While exploring the Baxter sequences from my earlier MO post, I obtained a rather curious identity (not listed on OEIS either). I usually try to employ the Wilf-Zeilberger (WZ) algorithm to justify such claims.
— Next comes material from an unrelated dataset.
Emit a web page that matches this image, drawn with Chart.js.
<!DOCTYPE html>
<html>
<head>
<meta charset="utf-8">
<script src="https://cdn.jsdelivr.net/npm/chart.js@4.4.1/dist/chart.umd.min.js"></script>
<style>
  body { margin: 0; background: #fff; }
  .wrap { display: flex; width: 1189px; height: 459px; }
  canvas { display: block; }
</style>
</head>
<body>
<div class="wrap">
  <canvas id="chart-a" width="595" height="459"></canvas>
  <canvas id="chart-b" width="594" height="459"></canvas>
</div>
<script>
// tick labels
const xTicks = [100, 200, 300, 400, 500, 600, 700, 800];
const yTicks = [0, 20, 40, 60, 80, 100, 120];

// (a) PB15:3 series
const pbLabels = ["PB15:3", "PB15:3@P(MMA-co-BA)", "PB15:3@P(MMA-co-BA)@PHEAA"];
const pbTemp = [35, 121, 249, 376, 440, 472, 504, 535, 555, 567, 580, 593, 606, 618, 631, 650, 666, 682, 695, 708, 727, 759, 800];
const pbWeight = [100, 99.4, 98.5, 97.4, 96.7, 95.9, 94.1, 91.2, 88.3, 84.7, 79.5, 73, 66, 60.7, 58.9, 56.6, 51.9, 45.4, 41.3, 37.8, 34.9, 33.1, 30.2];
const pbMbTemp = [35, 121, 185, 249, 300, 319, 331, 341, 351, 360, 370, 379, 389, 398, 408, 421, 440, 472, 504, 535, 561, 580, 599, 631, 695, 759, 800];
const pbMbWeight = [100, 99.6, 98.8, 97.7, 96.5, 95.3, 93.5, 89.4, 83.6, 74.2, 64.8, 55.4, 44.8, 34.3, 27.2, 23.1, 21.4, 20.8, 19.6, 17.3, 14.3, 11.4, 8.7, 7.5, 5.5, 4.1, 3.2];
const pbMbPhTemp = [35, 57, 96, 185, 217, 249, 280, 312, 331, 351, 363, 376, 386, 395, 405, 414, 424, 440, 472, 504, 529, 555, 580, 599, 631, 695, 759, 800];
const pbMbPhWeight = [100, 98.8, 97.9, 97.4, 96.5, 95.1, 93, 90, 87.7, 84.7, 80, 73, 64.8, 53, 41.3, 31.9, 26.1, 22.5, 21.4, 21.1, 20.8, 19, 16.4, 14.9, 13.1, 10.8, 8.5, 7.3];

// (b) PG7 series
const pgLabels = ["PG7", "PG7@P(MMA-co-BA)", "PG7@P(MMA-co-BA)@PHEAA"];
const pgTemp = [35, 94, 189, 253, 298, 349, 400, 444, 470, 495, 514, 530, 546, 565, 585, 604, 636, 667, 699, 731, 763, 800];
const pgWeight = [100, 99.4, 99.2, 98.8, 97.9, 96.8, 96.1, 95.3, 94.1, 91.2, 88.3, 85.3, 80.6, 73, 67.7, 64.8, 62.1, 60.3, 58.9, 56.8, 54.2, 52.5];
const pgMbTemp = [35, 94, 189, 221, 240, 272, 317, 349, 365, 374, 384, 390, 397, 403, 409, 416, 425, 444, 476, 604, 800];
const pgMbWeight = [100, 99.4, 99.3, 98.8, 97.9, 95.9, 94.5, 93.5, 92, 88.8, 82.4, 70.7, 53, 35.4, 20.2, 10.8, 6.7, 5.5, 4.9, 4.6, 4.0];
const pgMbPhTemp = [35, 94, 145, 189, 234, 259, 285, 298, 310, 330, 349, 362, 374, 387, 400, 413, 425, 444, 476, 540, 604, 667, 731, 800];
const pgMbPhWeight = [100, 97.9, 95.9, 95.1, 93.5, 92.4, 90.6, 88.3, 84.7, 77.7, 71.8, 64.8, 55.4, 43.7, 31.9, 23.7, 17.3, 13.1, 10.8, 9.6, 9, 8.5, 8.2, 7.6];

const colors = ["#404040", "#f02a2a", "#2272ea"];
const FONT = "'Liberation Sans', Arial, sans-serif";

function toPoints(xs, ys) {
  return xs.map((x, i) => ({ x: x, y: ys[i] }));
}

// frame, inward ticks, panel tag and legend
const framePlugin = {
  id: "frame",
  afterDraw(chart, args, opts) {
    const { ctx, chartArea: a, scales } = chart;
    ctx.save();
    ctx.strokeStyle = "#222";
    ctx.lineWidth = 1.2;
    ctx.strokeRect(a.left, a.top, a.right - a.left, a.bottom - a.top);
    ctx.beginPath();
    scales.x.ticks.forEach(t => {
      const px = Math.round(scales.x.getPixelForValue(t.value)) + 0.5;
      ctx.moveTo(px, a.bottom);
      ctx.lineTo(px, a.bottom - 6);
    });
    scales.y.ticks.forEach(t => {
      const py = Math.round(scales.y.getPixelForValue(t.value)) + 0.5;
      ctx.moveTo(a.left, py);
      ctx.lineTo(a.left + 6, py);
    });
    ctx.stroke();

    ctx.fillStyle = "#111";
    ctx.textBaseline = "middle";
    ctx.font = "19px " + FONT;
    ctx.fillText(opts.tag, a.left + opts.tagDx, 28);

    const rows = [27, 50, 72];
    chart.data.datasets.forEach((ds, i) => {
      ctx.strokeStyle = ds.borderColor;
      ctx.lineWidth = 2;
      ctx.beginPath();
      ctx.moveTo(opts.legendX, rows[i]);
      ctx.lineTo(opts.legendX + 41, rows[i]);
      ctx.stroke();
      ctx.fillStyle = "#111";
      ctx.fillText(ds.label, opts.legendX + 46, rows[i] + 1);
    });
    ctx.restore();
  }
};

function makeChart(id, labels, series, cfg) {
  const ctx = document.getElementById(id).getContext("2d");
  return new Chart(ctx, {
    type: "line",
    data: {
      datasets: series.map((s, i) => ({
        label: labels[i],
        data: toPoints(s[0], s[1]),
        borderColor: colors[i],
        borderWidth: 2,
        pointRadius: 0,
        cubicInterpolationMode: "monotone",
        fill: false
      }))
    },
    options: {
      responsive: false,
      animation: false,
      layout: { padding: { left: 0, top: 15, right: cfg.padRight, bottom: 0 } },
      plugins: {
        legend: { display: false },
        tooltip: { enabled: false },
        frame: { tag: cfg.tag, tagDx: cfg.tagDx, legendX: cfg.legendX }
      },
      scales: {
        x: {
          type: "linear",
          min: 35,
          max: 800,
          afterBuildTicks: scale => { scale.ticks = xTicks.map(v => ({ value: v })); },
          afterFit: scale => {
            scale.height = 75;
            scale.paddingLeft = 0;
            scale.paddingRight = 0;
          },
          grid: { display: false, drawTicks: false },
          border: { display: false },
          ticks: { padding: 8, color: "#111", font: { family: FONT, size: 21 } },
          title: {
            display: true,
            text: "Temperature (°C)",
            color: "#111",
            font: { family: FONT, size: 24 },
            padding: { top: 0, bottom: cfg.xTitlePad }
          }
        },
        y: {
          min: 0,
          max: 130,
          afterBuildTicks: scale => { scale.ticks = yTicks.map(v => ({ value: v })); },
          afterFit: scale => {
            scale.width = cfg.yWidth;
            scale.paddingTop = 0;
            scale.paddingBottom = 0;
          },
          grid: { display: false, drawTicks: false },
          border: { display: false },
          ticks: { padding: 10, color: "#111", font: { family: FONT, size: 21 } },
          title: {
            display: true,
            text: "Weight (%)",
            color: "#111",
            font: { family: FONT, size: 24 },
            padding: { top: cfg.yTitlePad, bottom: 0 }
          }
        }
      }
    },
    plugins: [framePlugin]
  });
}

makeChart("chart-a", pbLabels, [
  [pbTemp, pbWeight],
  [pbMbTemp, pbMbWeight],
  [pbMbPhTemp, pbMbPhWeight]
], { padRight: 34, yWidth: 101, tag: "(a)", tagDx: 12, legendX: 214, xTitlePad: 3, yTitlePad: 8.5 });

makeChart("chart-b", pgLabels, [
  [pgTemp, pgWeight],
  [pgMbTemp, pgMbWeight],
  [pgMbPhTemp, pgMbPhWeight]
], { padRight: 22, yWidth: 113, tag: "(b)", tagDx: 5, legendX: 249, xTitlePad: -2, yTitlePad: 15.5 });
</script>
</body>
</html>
To my surprise, WZ offers two different recurrences for each side of this identity.
So, I would like to ask:
QUESTION. Is there a conceptual or combinatorial reason for the below equality?
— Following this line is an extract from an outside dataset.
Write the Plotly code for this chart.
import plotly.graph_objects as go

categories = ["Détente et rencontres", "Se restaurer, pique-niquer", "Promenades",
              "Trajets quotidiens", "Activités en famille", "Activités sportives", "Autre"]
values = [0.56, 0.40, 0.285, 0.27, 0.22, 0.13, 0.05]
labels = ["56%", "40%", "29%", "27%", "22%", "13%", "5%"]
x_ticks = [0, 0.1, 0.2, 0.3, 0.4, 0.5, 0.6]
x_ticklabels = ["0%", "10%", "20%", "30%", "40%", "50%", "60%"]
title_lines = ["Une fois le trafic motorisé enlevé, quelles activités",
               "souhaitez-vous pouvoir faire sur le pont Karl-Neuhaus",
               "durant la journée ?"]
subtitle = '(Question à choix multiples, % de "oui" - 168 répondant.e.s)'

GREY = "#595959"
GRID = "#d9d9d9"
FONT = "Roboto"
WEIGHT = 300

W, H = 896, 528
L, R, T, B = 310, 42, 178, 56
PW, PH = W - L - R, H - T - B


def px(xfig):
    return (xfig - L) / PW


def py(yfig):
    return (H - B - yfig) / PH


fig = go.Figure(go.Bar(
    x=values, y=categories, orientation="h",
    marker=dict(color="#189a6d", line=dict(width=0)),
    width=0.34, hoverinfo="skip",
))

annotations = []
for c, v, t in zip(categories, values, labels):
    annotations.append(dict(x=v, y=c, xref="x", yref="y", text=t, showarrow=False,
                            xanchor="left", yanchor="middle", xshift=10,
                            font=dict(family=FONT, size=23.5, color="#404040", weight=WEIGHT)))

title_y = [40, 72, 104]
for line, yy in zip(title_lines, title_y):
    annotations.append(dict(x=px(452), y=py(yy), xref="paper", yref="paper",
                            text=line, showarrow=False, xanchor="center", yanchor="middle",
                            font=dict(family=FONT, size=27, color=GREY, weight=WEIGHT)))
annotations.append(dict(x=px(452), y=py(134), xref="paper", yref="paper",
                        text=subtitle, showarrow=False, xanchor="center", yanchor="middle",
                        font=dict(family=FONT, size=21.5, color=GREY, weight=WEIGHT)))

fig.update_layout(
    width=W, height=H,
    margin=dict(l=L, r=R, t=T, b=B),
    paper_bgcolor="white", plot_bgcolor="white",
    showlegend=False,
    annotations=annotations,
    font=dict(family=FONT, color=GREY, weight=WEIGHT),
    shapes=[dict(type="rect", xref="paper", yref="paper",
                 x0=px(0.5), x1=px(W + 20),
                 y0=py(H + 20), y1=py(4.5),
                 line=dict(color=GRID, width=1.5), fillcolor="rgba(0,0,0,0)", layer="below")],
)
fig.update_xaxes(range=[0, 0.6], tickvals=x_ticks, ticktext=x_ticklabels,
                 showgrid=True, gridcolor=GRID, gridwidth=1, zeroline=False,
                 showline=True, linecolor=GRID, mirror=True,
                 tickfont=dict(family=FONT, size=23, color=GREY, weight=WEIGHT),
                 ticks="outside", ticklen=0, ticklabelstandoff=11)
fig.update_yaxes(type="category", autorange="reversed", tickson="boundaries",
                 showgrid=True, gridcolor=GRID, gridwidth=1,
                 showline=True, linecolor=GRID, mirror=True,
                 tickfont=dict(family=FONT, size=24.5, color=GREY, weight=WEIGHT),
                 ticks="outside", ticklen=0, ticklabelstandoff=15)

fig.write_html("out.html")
$$\frac1n\sum_{k=0}^{n-1}\binom{n+1}k\binom{n+1}{k+1}\binom{n+1}{k+2}
=\frac2{n+2}\sum_{k=0}^{n-1}\binom{n+1}k\binom{n-1}k\binom{n+2}{k+2}.$$
Remark 1. Of course, one gets an alternative formulation for the Baxer sequences themselves:
$$\sum_{k=0}^{n-1}\frac{\binom{n+1}k\binom{n+1}{k+1}\binom{n+1}{k+2}}{\binom{n+1}1\binom{n+1}2}
=2\sum_{k=0}^{n-1}\frac{\binom{n+1}k\binom{n-1}k\binom{n+2}{k+2}}{\binom{n+1}1\binom{n+2}2}.$$
Remark 2. Yet, here is a restatement to help with combinatorial argument:
$$\sum_{k=0}^{n-1}\binom{n+1}k\binom{n+1}{k+1}\binom{n+1}{k+2}
=2\sum_{k=0}^{n-1}\binom{n+1}k\binom{n}k\binom{n+1}{k+2}.$$
Best Answer
Just playing around with it: The RHS multiplied by $n$ is the same as
$$2 \sum_{k=0}^{n-1} \binom{n+1}{k} \binom{n}{k} \binom{n+1}{k+2}.$$
Subtracting this from $n$ times the LHS gives
$$\sum_{k=0}^{n-1} \binom{n+1}{k} \binom{n+1}{k+2} \left( \binom{n}{k+1} - \binom{n}{k} \right).$$
Now you check that replacing $k$ with $n-1-k$ changes the sign of the summand, so the sum is zero.